Hasta ahora, dos generales han confirmado que Jair Bolsonaro, el expresidente de extrema derecha de Brasil, quería dar un golpe de Estado para mantenerse en el poder tras perder las elecciones contra Luiz Inácio Lula da Silva. Y no generales cualquiera, sino los más altos cargos del Ejército y de la Fuerza Aérea del Gobierno del propio Bolsonaro. Aun así, Bolsonaro —inelegible hasta 2030— se siente libre para hacer campaña para presentar a alcaldes y concejales para los comicios de este año. Bolsonaro está seguro de que no perderá prestigio ante sus seguidores aunque sea juzgado por atentar contra la democracia. Por desgracia, parece que tiene razón.
En países como Brasil, la democracia está lejos de ser un valor absoluto por el que luche la mayoría. En parte, porque muchos no creen que cambie especialmente su vida. La dictadura militar (1964-1985) secuestró, torturó y ejecutó a opositores. Pero cuando el país se redemocratizó, la policía siguió invadiendo casas, secuestrando y matando a personas en las favelas y barrios pobres, donde vive la mayoría de la población. Impunemente, y sin que eso molestara en particular a los más ricos, generalmente blancos, que siguen ocupando los puestos de poder en las instituciones democráticas.
Esta democracia selectiva, que dejó fuera o solo incluyó en parte a los más pobres, hoy pasa factura. Lula siempre ha creído que los votos dependen de la economía, de que la gente sienta que su vida material ha mejorado, lo que de hecho funcionó en sus dos primeros mandatos, que concluyeron con índices de aprobación récord. Pero ya no. Nada parece ser más importante para una parte significativa de los brasileños que sentirse seguros en un momento de tanta incertidumbre, cuando hasta el clima está cambiando.

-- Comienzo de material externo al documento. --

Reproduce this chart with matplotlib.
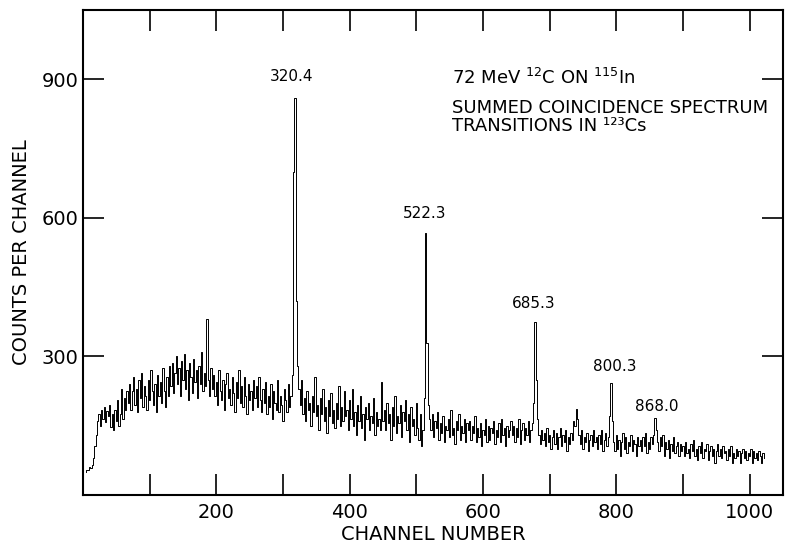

Seguros de que no les robarán el móvil en una esquina, pero también seguros de que la única familia bendecida por Dios es la de un “hombre con una mujer”.
La seguridad física y material se ha articulado de forma decisiva con lo que podría llamarse seguridad moral, cada vez más determinada por las iglesias evangélicas neopentecostales en el Brasil de hoy. Una ha pasado a vincularse obligatoriamente a la otra.
Si la contradicción es que la policía que mata a pobres y negros es mayoritariamente bolsonarista, la extrema derecha convence a sus seguidores de que la izquierda ha convertido a Brasil en una Sodoma. La inseguridad urbana, en este discurso, sería el resultado de la corrosión de los valores morales y las costumbres conservadoras, y cualquiera que viva al margen de estos valores se convierte en un enemigo al que hay que eliminar. Cuando el debate político se reduce a una guerra del bien contra el mal, con el mal encarnado por todos los que discrepan del grupo que afirma tener el monopolio del bien, la democracia puede contar poco.
Tanto es así que la palabra que une a este sector de la población que se aglutina en torno a Bolsonaro no es democracia, sino “libertad”: la libertad de eliminar tanto las leyes como los derechos de todos aquellos que amenazan su precario y movedizo lugar en un mundo cada vez más inhóspito.
Aun así, Brasil está lejos de convertirse en Rusia. Las investigaciones avanzan y existe la posibilidad de que Bolsonaro sea finalmente encarcelado, aunque esto disguste a una parte del país. Pero tan crucial como castigar a quienes la atacaron es hacer que merezca la pena defender la democracia, no solo en las instituciones, sino en las calles. Cómo aumentar rápidamente el valor de la democracia en un contexto tan hostil es la pregunta más difícil a la que debe responder un gobernante como Lula.